# [WRITTEN INSTRUCTION]
Output every line of the data exactly as it appears.

# [DATA LINES]

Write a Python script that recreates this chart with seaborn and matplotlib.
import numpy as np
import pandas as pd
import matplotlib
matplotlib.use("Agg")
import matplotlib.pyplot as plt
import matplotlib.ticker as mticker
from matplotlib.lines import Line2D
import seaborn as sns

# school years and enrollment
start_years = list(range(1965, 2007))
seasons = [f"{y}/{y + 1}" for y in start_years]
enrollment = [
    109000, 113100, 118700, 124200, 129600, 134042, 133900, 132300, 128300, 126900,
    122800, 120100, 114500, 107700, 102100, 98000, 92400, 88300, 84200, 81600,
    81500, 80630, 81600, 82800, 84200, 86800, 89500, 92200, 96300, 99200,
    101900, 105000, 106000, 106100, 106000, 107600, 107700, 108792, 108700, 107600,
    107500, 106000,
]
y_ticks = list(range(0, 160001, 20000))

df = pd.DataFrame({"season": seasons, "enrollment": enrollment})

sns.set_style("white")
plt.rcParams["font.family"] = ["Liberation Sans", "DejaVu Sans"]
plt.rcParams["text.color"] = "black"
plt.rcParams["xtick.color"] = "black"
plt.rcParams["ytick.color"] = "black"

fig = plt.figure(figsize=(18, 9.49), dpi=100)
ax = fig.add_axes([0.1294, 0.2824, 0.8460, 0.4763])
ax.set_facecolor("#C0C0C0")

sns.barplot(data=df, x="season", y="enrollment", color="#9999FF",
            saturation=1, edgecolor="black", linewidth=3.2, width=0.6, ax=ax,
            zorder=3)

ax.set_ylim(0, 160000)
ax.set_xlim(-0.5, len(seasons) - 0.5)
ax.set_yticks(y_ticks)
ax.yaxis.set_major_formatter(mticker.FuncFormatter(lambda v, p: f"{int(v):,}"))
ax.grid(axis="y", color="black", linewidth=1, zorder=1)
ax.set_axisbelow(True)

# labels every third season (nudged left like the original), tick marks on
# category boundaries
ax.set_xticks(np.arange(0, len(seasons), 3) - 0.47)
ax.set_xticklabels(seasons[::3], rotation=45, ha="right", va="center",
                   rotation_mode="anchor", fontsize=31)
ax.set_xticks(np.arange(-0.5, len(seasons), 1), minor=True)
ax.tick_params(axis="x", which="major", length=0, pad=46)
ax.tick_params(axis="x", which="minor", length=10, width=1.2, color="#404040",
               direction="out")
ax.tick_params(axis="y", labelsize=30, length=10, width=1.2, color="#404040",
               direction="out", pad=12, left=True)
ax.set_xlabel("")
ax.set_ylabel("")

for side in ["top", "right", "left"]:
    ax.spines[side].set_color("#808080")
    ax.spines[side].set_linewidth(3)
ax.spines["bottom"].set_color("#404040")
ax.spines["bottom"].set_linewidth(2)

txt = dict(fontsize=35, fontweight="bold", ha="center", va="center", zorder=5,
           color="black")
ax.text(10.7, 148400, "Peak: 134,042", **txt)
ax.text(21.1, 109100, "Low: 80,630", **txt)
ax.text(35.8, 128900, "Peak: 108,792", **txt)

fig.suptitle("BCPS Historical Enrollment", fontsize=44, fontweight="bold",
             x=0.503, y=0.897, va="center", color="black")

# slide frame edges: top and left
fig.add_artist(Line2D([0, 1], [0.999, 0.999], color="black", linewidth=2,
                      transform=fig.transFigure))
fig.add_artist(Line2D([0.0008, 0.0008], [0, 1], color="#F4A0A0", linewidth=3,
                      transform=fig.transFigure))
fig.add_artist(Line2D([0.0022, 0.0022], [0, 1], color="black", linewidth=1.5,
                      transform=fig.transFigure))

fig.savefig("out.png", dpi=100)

# [CORRECT RESPONSE]
Write a Python script that recreates this chart with seaborn and matplotlib.
import numpy as np
import pandas as pd
import matplotlib
matplotlib.use("Agg")
import matplotlib.pyplot as plt
import matplotlib.ticker as mticker
from matplotlib.lines import Line2D
import seaborn as sns

# school years and enrollment
start_years = list(range(1965, 2007))
seasons = [f"{y}/{y + 1}" for y in start_years]
enrollment = [
    109000, 113100, 118700, 124200, 129600, 134042, 133900, 132300, 128300, 126900,
    122800, 120100, 114500, 107700, 102100, 98000, 92400, 88300, 84200, 81600,
    81500, 80630, 81600, 82800, 84200, 86800, 89500, 92200, 96300, 99200,
    101900, 105000, 106000, 106100, 106000, 107600, 107700, 108792, 108700, 107600,
    107500, 106000,
]
y_ticks = list(range(0, 160001, 20000))

df = pd.DataFrame({"season": seasons, "enrollment": enrollment})

sns.set_style("white")
plt.rcParams["font.family"] = ["Liberation Sans", "DejaVu Sans"]
plt.rcParams["text.color"] = "black"
plt.rcParams["xtick.color"] = "black"
plt.rcParams["ytick.color"] = "black"

fig = plt.figure(figsize=(18, 9.49), dpi=100)
ax = fig.add_axes([0.1294, 0.2824, 0.8460, 0.4763])
ax.set_facecolor("#C0C0C0")

sns.barplot(data=df, x="season", y="enrollment", color="#9999FF",
            saturation=1, edgecolor="black", linewidth=3.2, width=0.6, ax=ax,
            zorder=3)

ax.set_ylim(0, 160000)
ax.set_xlim(-0.5, len(seasons) - 0.5)
ax.set_yticks(y_ticks)
ax.yaxis.set_major_formatter(mticker.FuncFormatter(lambda v, p: f"{int(v):,}"))
ax.grid(axis="y", color="black", linewidth=1, zorder=1)
ax.set_axisbelow(True)

# labels every third season (nudged left like the original), tick marks on
# category boundaries
ax.set_xticks(np.arange(0, len(seasons), 3) - 0.47)
ax.set_xticklabels(seasons[::3], rotation=45, ha="right", va="center",
                   rotation_mode="anchor", fontsize=31)
ax.set_xticks(np.arange(-0.5, len(seasons), 1), minor=True)
ax.tick_params(axis="x", which="major", length=0, pad=46)
ax.tick_params(axis="x", which="minor", length=10, width=1.2, color="#404040",
               direction="out")
ax.tick_params(axis="y", labelsize=30, length=10, width=1.2, color="#404040",
               direction="out", pad=12, left=True)
ax.set_xlabel("")
ax.set_ylabel("")

for side in ["top", "right", "left"]:
    ax.spines[side].set_color("#808080")
    ax.spines[side].set_linewidth(3)
ax.spines["bottom"].set_color("#404040")
ax.spines["bottom"].set_linewidth(2)

txt = dict(fontsize=35, fontweight="bold", ha="center", va="center", zorder=5,
           color="black")
ax.text(10.7, 148400, "Peak: 134,042", **txt)
ax.text(21.1, 109100, "Low: 80,630", **txt)
ax.text(35.8, 128900, "Peak: 108,792", **txt)

fig.suptitle("BCPS Historical Enrollment", fontsize=44, fontweight="bold",
             x=0.503, y=0.897, va="center", color="black")

# slide frame edges: top and left
fig.add_artist(Line2D([0, 1], [0.999, 0.999], color="black", linewidth=2,
                      transform=fig.transFigure))
fig.add_artist(Line2D([0.0008, 0.0008], [0, 1], color="#F4A0A0", linewidth=3,
                      transform=fig.transFigure))
fig.add_artist(Line2D([0.0022, 0.0022], [0, 1], color="black", linewidth=1.5,
                      transform=fig.transFigure))

fig.savefig("out.png", dpi=100)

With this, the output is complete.